===== Recorded data =====

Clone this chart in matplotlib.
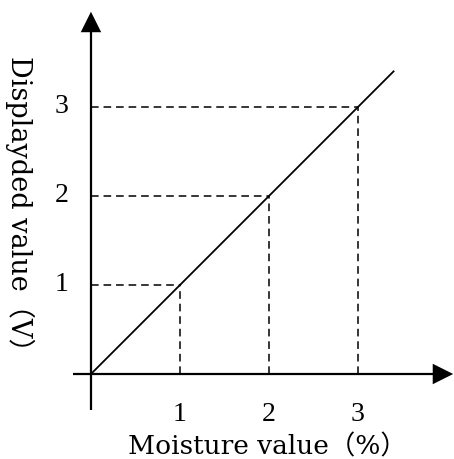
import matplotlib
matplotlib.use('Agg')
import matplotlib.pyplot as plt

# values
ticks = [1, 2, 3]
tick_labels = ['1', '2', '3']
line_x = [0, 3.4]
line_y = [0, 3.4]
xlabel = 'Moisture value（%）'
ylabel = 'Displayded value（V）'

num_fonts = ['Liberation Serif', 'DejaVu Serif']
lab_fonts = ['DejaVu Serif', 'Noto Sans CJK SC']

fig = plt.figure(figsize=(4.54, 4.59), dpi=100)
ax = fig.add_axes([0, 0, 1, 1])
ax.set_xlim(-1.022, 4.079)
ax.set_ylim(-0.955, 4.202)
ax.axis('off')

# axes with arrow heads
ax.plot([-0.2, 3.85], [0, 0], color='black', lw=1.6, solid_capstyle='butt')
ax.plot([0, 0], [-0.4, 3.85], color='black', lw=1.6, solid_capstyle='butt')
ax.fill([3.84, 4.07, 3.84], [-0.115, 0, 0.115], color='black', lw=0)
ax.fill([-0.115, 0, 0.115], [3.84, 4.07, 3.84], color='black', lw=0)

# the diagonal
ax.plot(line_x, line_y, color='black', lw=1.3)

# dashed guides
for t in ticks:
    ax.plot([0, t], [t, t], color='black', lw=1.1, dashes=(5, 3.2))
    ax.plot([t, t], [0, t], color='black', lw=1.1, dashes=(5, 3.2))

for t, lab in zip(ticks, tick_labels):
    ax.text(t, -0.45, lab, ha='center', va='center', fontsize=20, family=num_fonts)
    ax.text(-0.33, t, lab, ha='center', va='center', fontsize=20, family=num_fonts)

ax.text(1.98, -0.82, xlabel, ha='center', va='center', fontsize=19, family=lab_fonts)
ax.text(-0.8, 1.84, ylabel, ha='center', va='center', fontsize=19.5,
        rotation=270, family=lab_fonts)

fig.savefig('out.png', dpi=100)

=====
===== Recorded data =====

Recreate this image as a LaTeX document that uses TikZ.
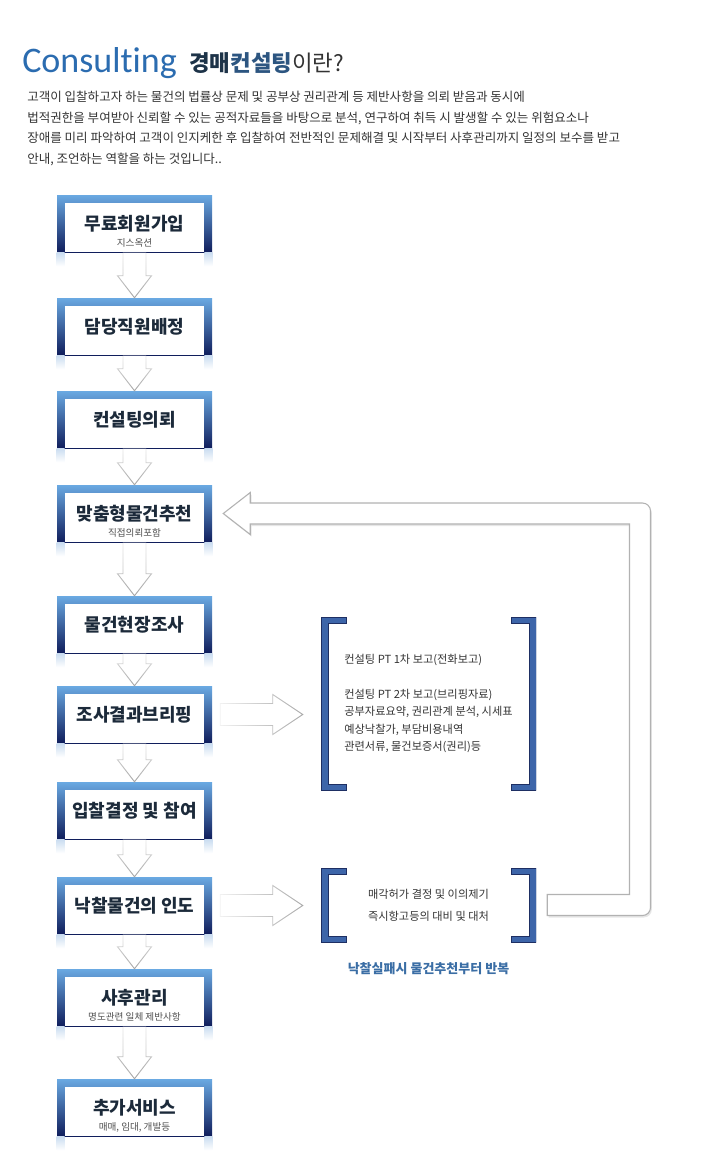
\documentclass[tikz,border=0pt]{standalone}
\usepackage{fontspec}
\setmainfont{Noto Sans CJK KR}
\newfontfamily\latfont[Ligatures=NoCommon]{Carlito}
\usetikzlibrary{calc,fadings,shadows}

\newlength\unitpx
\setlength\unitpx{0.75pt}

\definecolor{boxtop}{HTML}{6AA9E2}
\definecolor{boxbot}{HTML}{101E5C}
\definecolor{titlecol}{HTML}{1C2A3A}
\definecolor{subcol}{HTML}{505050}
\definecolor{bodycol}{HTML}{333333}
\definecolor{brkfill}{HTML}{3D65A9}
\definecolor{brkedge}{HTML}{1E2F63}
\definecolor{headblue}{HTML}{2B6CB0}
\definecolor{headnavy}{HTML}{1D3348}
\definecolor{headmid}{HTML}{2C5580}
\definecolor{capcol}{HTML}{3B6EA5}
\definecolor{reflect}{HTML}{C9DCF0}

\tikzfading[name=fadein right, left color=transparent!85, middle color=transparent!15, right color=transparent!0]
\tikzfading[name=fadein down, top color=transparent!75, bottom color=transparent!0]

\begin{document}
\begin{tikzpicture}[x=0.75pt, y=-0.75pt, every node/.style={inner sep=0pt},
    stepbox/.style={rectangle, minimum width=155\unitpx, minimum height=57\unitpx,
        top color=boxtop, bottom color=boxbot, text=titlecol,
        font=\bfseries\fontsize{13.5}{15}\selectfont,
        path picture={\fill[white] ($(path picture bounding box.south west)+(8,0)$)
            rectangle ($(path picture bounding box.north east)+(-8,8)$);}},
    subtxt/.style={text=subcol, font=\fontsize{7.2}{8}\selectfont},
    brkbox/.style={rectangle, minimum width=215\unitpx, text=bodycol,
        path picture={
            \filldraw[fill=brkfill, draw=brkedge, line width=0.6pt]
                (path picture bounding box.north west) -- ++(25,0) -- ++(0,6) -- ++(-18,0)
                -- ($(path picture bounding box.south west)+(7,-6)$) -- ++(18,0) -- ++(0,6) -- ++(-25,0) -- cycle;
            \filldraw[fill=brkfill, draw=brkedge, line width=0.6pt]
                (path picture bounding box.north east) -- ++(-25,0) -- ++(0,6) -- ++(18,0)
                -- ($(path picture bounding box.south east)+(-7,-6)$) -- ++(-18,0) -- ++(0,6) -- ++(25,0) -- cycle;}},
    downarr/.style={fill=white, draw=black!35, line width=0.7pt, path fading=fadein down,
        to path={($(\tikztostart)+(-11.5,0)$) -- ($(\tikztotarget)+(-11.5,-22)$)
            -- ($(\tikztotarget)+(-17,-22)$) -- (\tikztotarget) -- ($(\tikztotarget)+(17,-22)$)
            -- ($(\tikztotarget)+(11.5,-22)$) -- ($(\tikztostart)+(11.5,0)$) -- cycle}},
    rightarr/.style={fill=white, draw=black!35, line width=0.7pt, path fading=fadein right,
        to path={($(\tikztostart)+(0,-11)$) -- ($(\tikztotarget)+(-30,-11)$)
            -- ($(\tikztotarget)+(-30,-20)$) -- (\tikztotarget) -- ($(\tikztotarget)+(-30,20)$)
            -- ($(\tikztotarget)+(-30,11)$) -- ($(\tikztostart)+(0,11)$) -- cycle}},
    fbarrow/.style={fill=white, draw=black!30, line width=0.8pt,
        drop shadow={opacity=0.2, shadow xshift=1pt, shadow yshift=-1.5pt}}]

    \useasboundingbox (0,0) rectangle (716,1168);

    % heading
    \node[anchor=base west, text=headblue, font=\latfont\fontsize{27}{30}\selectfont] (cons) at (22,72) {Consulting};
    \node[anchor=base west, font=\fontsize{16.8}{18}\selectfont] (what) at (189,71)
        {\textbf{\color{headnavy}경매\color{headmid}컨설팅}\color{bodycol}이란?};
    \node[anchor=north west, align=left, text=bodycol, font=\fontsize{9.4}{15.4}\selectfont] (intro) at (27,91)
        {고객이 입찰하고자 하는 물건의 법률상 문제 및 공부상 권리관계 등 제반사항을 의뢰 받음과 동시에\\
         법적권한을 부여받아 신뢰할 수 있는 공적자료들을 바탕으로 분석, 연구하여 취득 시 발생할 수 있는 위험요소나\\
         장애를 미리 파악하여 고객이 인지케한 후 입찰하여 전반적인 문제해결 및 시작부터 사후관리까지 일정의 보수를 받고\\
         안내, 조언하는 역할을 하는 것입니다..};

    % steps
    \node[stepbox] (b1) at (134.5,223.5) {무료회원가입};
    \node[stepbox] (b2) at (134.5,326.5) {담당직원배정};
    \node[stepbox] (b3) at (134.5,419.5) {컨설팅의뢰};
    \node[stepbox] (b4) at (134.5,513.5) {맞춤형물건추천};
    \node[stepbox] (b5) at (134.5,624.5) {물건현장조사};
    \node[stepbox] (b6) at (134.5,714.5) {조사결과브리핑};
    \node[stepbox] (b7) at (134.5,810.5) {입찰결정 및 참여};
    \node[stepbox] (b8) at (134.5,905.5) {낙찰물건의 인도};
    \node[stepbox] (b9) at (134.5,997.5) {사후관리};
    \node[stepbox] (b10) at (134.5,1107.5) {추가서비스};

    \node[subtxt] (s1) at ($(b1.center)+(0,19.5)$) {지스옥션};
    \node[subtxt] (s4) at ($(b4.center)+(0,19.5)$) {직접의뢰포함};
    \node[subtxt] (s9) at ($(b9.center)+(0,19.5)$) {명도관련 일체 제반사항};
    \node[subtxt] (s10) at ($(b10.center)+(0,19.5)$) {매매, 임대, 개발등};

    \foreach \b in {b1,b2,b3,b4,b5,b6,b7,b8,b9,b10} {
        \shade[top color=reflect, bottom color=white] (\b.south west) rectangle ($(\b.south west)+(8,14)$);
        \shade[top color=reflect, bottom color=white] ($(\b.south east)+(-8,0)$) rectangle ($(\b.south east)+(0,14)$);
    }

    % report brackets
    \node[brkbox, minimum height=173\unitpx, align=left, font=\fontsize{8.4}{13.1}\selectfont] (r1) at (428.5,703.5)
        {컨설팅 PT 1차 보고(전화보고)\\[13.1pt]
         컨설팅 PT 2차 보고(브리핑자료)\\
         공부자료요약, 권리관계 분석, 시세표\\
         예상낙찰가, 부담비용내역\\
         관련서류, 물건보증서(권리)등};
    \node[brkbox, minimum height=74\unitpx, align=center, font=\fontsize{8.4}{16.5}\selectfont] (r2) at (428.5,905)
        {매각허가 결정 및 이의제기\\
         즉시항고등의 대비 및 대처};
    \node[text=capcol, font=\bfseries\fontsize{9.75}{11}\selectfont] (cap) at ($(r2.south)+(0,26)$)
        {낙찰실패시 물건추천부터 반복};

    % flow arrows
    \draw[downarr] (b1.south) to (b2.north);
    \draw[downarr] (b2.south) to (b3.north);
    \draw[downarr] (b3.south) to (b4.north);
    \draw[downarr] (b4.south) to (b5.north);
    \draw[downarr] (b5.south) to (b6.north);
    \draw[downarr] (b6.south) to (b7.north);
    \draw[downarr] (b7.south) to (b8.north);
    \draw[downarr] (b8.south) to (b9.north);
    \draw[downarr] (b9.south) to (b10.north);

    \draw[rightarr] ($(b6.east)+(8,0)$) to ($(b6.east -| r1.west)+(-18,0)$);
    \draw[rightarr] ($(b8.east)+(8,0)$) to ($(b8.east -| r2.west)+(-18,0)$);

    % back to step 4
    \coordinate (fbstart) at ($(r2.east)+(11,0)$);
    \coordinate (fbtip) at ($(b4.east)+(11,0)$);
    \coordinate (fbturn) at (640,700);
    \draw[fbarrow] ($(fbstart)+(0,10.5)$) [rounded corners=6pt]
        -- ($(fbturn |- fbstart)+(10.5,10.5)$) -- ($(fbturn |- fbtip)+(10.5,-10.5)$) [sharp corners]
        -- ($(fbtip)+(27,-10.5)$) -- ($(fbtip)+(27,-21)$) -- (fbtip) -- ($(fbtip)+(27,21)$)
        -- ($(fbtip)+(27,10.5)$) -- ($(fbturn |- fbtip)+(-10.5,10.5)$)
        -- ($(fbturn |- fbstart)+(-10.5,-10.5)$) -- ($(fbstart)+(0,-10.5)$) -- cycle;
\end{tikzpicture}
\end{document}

=====

Using the listing above, repeat word for word each line from the one with "Clone this chart in matplotlib." down to the one with "t, lab, ha='center', va='center', fontsize=20, family=num_fonts)", both included. Omit all pictures.

Exercise response:
Clone this chart in matplotlib.
import matplotlib
matplotlib.use('Agg')
import matplotlib.pyplot as plt

# values
ticks = [1, 2, 3]
tick_labels = ['1', '2', '3']
line_x = [0, 3.4]
line_y = [0, 3.4]
xlabel = 'Moisture value（%）'
ylabel = 'Displayded value（V）'

num_fonts = ['Liberation Serif', 'DejaVu Serif']
lab_fonts = ['DejaVu Serif', 'Noto Sans CJK SC']

fig = plt.figure(figsize=(4.54, 4.59), dpi=100)
ax = fig.add_axes([0, 0, 1, 1])
ax.set_xlim(-1.022, 4.079)
ax.set_ylim(-0.955, 4.202)
ax.axis('off')

# axes with arrow heads
ax.plot([-0.2, 3.85], [0, 0], color='black', lw=1.6, solid_capstyle='butt')
ax.plot([0, 0], [-0.4, 3.85], color='black', lw=1.6, solid_capstyle='butt')
ax.fill([3.84, 4.07, 3.84], [-0.115, 0, 0.115], color='black', lw=0)
ax.fill([-0.115, 0, 0.115], [3.84, 4.07, 3.84], color='black', lw=0)

# the diagonal
ax.plot(line_x, line_y, color='black', lw=1.3)

# dashed guides
for t in ticks:
    ax.plot([0, t], [t, t], color='black', lw=1.1, dashes=(5, 3.2))
    ax.plot([t, t], [0, t], color='black', lw=1.1, dashes=(5, 3.2))

for t, lab in zip(ticks, tick_labels):
    ax.text(t, -0.45, lab, ha='center', va='center', fontsize=20, family=num_fonts)
    ax.text(-0.33, t, lab, ha='center', va='center', fontsize=20, family=num_fonts)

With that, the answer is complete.